Extended Discussion: Other Related Parameters and Best Practices
Beyond fmt, Seaborn's heatmap() function offers other parameters to enhance annotation control. The annot_kws parameter allows passing a dictionary of keyword arguments to the underlying matplotlib text function for customizing annotation styles, such as font size, color, or alignment. For example:
sns.heatmap(table2, annot=True, cmap='Blues', fmt='g', annot_kws={'size': 10, 'color': 'black'})This can improve readability, especially in high-resolution or color-background heatmaps. Additionally, the cbar_kws parameter can be used to customize the colorbar display, but it generally does not affect annotation formatting.
In practical applications, it is recommended to follow these best practices:
- Data Preprocessing: Ensure consistent data formats before generating heatmaps. Use pandas functions like
round()orastype()to handle numerical types, avoiding unexpected formats due to floating-point precision issues. - Test Different fmt Values: Test various format strings (e.g.,
'd','f','g') based on data ranges to find the most suitable display method. Useprint(table2.values)to inspect raw data for decision support. - Adjust Based on Context: Consider the purpose of visualization. If the heatmap is for precise comparisons, prioritize fixed-point notation; if showcasing order-of-magnitude trends, scientific notation may be more effective.

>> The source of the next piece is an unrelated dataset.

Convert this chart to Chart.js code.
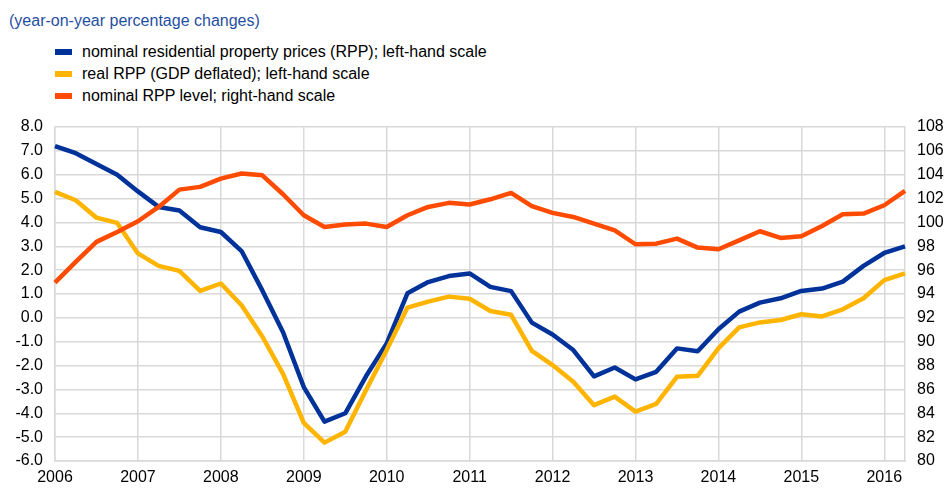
<!DOCTYPE html>
<html>
<head>
<meta charset="utf-8">
<script src="https://cdn.jsdelivr.net/npm/chart.js@4/dist/chart.umd.min.js"></script>
<style>
  html, body { margin: 0; padding: 0; background: #fff; }
  body { width: 947px; height: 488px; position: relative; overflow: hidden; font-family: "Liberation Sans", Arial, sans-serif; }
  #title { position: absolute; left: 9px; top: 12px; font-size: 16px; line-height: 18px; color: #1f4fa3; }
  .leg { position: absolute; left: 55px; font-size: 16px; color: #000; line-height: 18px; }
  .leg span { display: inline-block; width: 17px; height: 6px; margin-right: 10px; vertical-align: middle; position: relative; top: -1px; }
  #chart { position: absolute; left: 0; top: 0; }
</style>
</head>
<body>
<div id="title">(year-on-year percentage changes)</div>
<div class="leg" style="top:43px"><span style="background:#003299"></span>nominal residential property prices (RPP); left-hand scale</div>
<div class="leg" style="top:65px"><span style="background:#ffb400"></span>real RPP (GDP deflated); left-hand scale</div>
<div class="leg" style="top:87px"><span style="background:#ff4b00"></span>nominal RPP level; right-hand scale</div>
<canvas id="chart" width="947" height="488"></canvas>
<script>
// quarterly observations, 2006Q1 - 2016Q2
const quarters = [
  "2006Q1","2006Q2","2006Q3","2006Q4","2007Q1","2007Q2","2007Q3","2007Q4",
  "2008Q1","2008Q2","2008Q3","2008Q4","2009Q1","2009Q2","2009Q3","2009Q4",
  "2010Q1","2010Q2","2010Q3","2010Q4","2011Q1","2011Q2","2011Q3","2011Q4",
  "2012Q1","2012Q2","2012Q3","2012Q4","2013Q1","2013Q2","2013Q3","2013Q4",
  "2014Q1","2014Q2","2014Q3","2014Q4","2015Q1","2015Q2","2015Q3","2015Q4",
  "2016Q1","2016Q2"
];

const nominalRPP = [
  7.2, 6.9, 6.45, 6.0, 5.3, 4.65, 4.5, 3.8,
  3.6, 2.8, 1.15, -0.6, -2.9, -4.35, -4.0, -2.45,
  -1.07, 1.03, 1.5, 1.75, 1.86, 1.3, 1.12, -0.2,
  -0.7, -1.35, -2.45, -2.08, -2.58, -2.26, -1.28, -1.4,
  -0.48, 0.26, 0.64, 0.82, 1.13, 1.23, 1.52, 2.18,
  2.72, 3.0
];

const realRPP = [
  5.28, 4.93, 4.2, 3.98, 2.7, 2.18, 1.97, 1.13,
  1.44, 0.53, -0.78, -2.35, -4.4, -5.23, -4.77, -3.03,
  -1.35, 0.43, 0.68, 0.89, 0.8, 0.29, 0.13, -1.38,
  -1.98, -2.68, -3.66, -3.3, -3.93, -3.61, -2.47, -2.43,
  -1.28, -0.4, -0.19, -0.09, 0.15, 0.06, 0.36, 0.82,
  1.58, 1.86
];

const nominalLevel = [
  94.96, 96.7, 98.37, 99.2, 100.1, 101.3, 102.75, 102.98,
  103.67, 104.1, 103.95, 102.36, 100.6, 99.62, 99.82, 99.9,
  99.62, 100.6, 101.3, 101.64, 101.5, 101.94, 102.47, 101.36,
  100.8, 100.46, 99.9, 99.34, 98.17, 98.22, 98.64, 97.89,
  97.75, 98.5, 99.26, 98.7, 98.84, 99.7, 100.68, 100.74,
  101.44, 102.64
];

const GRID = "#d9d9d9";
const FONT = { family: "'Liberation Sans', Arial, sans-serif", size: 16 };

function isYearStart(i) { return quarters[i].endsWith("Q1"); }

new Chart(document.getElementById("chart"), {
  type: "line",
  data: {
    labels: quarters,
    datasets: [
      { label: "nominal RPP level", data: nominalLevel, yAxisID: "y2", borderColor: "#ff4b00", borderWidth: 4.5 },
      { label: "real RPP", data: realRPP, yAxisID: "y", borderColor: "#ffb400", borderWidth: 4.5 },
      { label: "nominal RPP", data: nominalRPP, yAxisID: "y", borderColor: "#003299", borderWidth: 4.5 },
    ],
  },
  options: {
    responsive: false, animation: false,
    layout: { padding: { top: 127, left: 0, right: 0, bottom: 0 } },
    elements: { point: { radius: 0 }, line: { tension: 0, borderJoinStyle: "round" } },
    plugins: { legend: { display: false }, tooltip: { enabled: false } },
    scales: {
      x: {
        offset: false,
        grid: { drawTicks: false, color: (c) => (c.index !== undefined && isYearStart(c.index) ? GRID : "rgba(0,0,0,0)"), lineWidth: 1.5 },
        border: { color: GRID, width: 1.5 },
        ticks: { autoSkip: false, maxRotation: 0, padding: 7, color: "#000", font: FONT,
          callback: (v, i) => (isYearStart(i) ? quarters[i].slice(0, 4) : "") },
        afterFit: (s) => { s.height = 27; },
      },
      y: {
        position: "left", min: -6, max: 8,
        grid: { drawTicks: false, color: GRID, lineWidth: 1.5 },
        border: { color: GRID, width: 1.5 },
        ticks: { stepSize: 1, padding: 12, color: "#000", font: FONT, callback: (v) => v.toFixed(1) },
        afterFit: (s) => { s.width = 55; },
      },
      y2: {
        position: "right", min: 80, max: 108,
        grid: { display: false, drawTicks: false },
        border: { color: GRID, width: 1.5 },
        ticks: { stepSize: 2, padding: 12, color: "#000", font: FONT },
        afterFit: (s) => { s.width = 42; },
      },
    },
  },
});
</script>
</body>
</html>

- Documentation Reference: Regularly consult Seaborn and matplotlib official documentation to stay updated on parameter changes and advanced features, such as custom formatting functions via callable objects passed to
fmt.
In summary, by mastering the fmt parameter, users can precisely control the display format of annotations in Seaborn heatmaps, thereby enhancing the clarity and professionalism of data visualizations. This knowledge is not only applicable to heatmaps but can also extend to other Seaborn chart types, such as clustermap or factorplot, where similar parameters may exist.